Planning Repayments Before You Borrow
One of the most overlooked steps in borrowing is planning repayment before applying.
Ask yourself:
• Will repayments fit comfortably into my budget?
• What expenses will I need to cut back on?
• What happens if income changes unexpectedly?
A loan should ease pressure, not add to it.
The Emotional Side of Financial Decisions
Financial stress affects decision-making. Urgency can push people to act quickly, sometimes without fully understanding the consequences.
Taking time to:
• Read terms carefully
• Do simple repayment calculations
• Consider alternatives
can make a significant difference. Even a short pause can turn a rushed decision into a thoughtful one.
Using Short Term Cash Loans Responsibly
When used responsibly, short term cash loans can provide temporary relief. The key is intention.
Responsible use usually involves:
• Borrowing only what’s needed
• Having a clear repayment plan
• Avoiding repeated borrowing
• Treating the loan as temporary support
If borrowing becomes frequent, it may be time to reassess underlying financial challenges.
Building Better Financial Buffer Over Time
While this guide focuses on short term solutions, long-term stability matters too.

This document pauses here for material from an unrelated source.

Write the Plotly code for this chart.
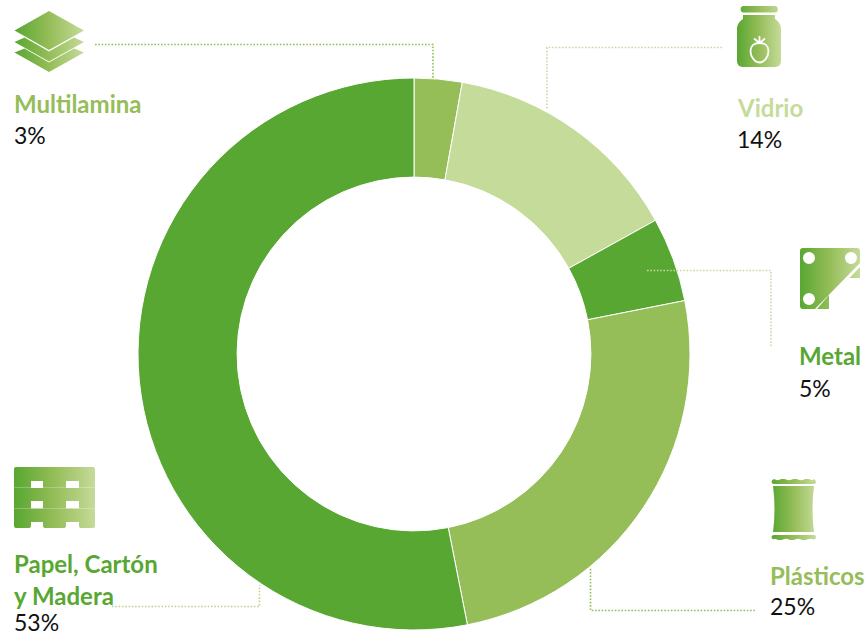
import base64
import plotly.graph_objects as go

W, H = 868, 636

categories = ["Multilamina", "Vidrio", "Metal", "Plásticos", "Papel, Cartón y Madera"]
percent_labels = [3, 14, 5, 25, 53]
slice_sizes = [2.8, 14.15, 4.95, 25.0, 53.1]
colors = ["#95BD58", "#C5DB9A", "#58A732", "#95BD58", "#58A732"]
leader_colors = ["#95BD58", "#C5DB9A", "#C5DB9A", "#95BD58", "#BBD48F"]
label_lines = [["Multilamina"], ["Vidrio"], ["Metal"], ["Plásticos"], ["Papel, Cartón", "y Madera"]]

label_left = [15, 738, 800, 771, 15]
label_y = [[103], [108], [355], [575], [563, 595]]
pct_y = [135, 139, 388, 606, 622]

leaders = [
    [(95, 44.5), (433, 44.5), (433, 78)],
    [(722, 47.5), (547, 47.5), (547, 110)],
    [(647, 270.5), (771, 270.5), (771, 347)],
    [(755, 610.5), (590.5, 610.5), (590.5, 568)],
    [(112, 606.5), (259.5, 606.5), (259.5, 585)],
]


def px(x):
    return x / W


def py(y):
    return 1 - y / H


GRAD = ('<defs><linearGradient id="g" x1="0" y1="0" x2="1" y2="0">'
        '<stop offset="0" stop-color="#58A732"/><stop offset="0.5" stop-color="#95BD58"/>'
        '<stop offset="1" stop-color="#C5DB9A"/></linearGradient></defs>')


def icon(x, y, w, h, body):
    svg = (f'<svg xmlns="http://www.w3.org/2000/svg" width="{w*4}" height="{h*4}" '
           f'viewBox="{x} {y} {w} {h}">{GRAD}<g fill="url(#g)">{body}</g></svg>')
    src = "data:image/svg+xml;base64," + base64.b64encode(svg.encode()).decode()
    return dict(source=src, xref="paper", yref="paper", x=px(x), y=py(y),
                sizex=w / W, sizey=h / H, xanchor="left", yanchor="top",
                sizing="stretch", layer="above")


layers = ('<path d="M14.5 30.5L49 11L84 30.5L49 50Z'
          'M14.5 42L24.5 37.5L49 51.5L74 37.5L84 42L49 61.5Z'
          'M14.5 52.5L24.5 48.5L49 62.5L74 48.5L84 52.5L49 72Z"/>')
jar = ('<path fill-rule="evenodd" d="M743.5 6H775a2.8 2.8 0 0 1 2.8 3.2a2.8 2.8 0 0 1 -2.8 3.3H743.5a2.8 2.8 0 0 1 -2.8 -3.3a2.8 2.8 0 0 1 2.8 -3.2Z'
       'M743 15H775V19C778 21 781 24 781 29V61C781 64 779 67 775 67H743C739 67 737 64 737 61V29C737 24 740 21 743 19Z"/>'
       '<path d="M759.5 43C754 43 750.5 46 750.5 51C750.5 57 755 62.5 759.5 62.5C764 62.5 768.5 57 768.5 51C768.5 46 765 43 759.5 43Z'
       'M759.5 43V36M759.5 43L754 38.5M759.5 43L765 38.5" fill="none" stroke="#fff" stroke-width="1.8"/>')
metal = ('<path fill-rule="evenodd" d="M803 248H857Q860 248 860 251V263L815 309H803Q800 309 800 306V251Q800 248 803 248Z'
         'M803 258a6 6 0 1 0 12 0a6 6 0 1 0 -12 0Z'
         'M845 258a6 6 0 1 0 12 0a6 6 0 1 0 -12 0Z'
         'M803 299a6 6 0 1 0 12 0a6 6 0 1 0 -12 0Z'
         'M860 267V278H849.5ZM829 295V309H817Z"/>')
plastic = ('<path d="M774 479Q777 481 780 479.5T786 479.5T792 479.5T798 479.5T804 479.5T810 479.5T814 479Q816 480 816 482Q816 484 814 484H774Q771.5 484 771.5 482Q771.5 480 774 479Z'
           'M773 486H814Q811 509 814 532H773Q776 509 773 486Z'
           'M774 535H814Q816 535 816 537Q816 539 814 539.5Q810 538 807 539.5T801 539.5T795 539.5T789 539.5T783 539.5T777 539.5T774 539.5Q771.5 539 771.5 537Q771.5 535 774 535Z"/>')
pallet = ('<path fill-rule="evenodd" d="M16 467H93Q95 467 95 469V487.7H14V469Q14 467 16 467ZM31 481V487.7H43V481ZM66 481V487.7H79V481Z'
          'M14 488H95V508.2H14ZM31 501V508.2H43V501ZM66 501V508.2H79V501Z'
          'M14 508.5H95V526Q95 528 93 528H81Q79 528 79 526V522H66V526Q66 528 64 528H45Q43 528 43 526V522H31V526Q31 528 29 528H16Q14 528 14 526Z"/>')

images = [
    icon(14, 11, 71, 62, layers),
    icon(737, 6, 45, 62, jar),
    icon(800, 248, 60, 62, metal),
    icon(771, 479, 46, 61, plastic),
    icon(14, 467, 81, 62, pallet),
]

fig = go.Figure(go.Pie(
    labels=categories, values=slice_sizes, sort=False, direction="clockwise", rotation=0,
    hole=0.641, textinfo="none", hoverinfo="label", showlegend=False,
    marker=dict(colors=colors, line=dict(color="#ffffff", width=1)),
    domain=dict(x=[px(138), px(690)], y=[py(630), py(78)]),
))

shapes = []
for pts, col in zip(leaders, leader_colors):
    path = "M" + " L".join(f"{px(a):.5f},{py(b):.5f}" for a, b in pts)
    shapes.append(dict(type="path", path=path, xref="paper", yref="paper",
                       line=dict(color=col, width=1.6, dash="1.6px,1.7px")))

LABEL_FONT = "Lato"
annotations = []
for lines, left, ys, pcty, col, val in zip(label_lines, label_left, label_y, pct_y, colors, percent_labels):
    for text, y in zip(lines, ys):
        annotations.append(dict(text=text, x=px(left), y=py(y), xref="paper", yref="paper",
                                xanchor="left", yanchor="middle", showarrow=False,
                                borderpad=0, xshift=-2,
                                font=dict(family=LABEL_FONT, size=24, color=col, weight=700)))
    annotations.append(dict(text=f"{val}%", x=px(left), y=py(pcty), xref="paper", yref="paper",
                            xanchor="left", yanchor="middle", showarrow=False,
                            borderpad=0, xshift=-2,
                            font=dict(family=LABEL_FONT, size=23, color="#111111")))

fig.update_layout(width=W, height=H, margin=dict(l=0, r=0, t=0, b=0), autosize=False,
                  paper_bgcolor="#ffffff", shapes=shapes, annotations=annotations, images=images)
fig.write_html("out.html", config=dict(displayModeBar=False),
               post_script="document.body.style.margin='0';document.documentElement.style.overflow='hidden';")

Small steps can help reduce future reliance on loans:
• Setting aside small emergency savings
• Tracking expenses more closely
• Adjusting budgets as costs change
• Seeking financial advice when needed
Financial resilience builds gradually, not instantly.
Final Thoughts
Short term cash loans exist because life doesn’t always cooperate with financial plans. When money gets tight temporarily, they can offer breathing room—if used thoughtfully.
Understanding how these loans work, recognising their limits, and planning repayments carefully allows Australians to make informed decisions without unnecessary stress.
A short term cash loan should help you regain balance, not create a new problem. The most important part isn’t the loan itself—it’s knowing when it truly fits your situation.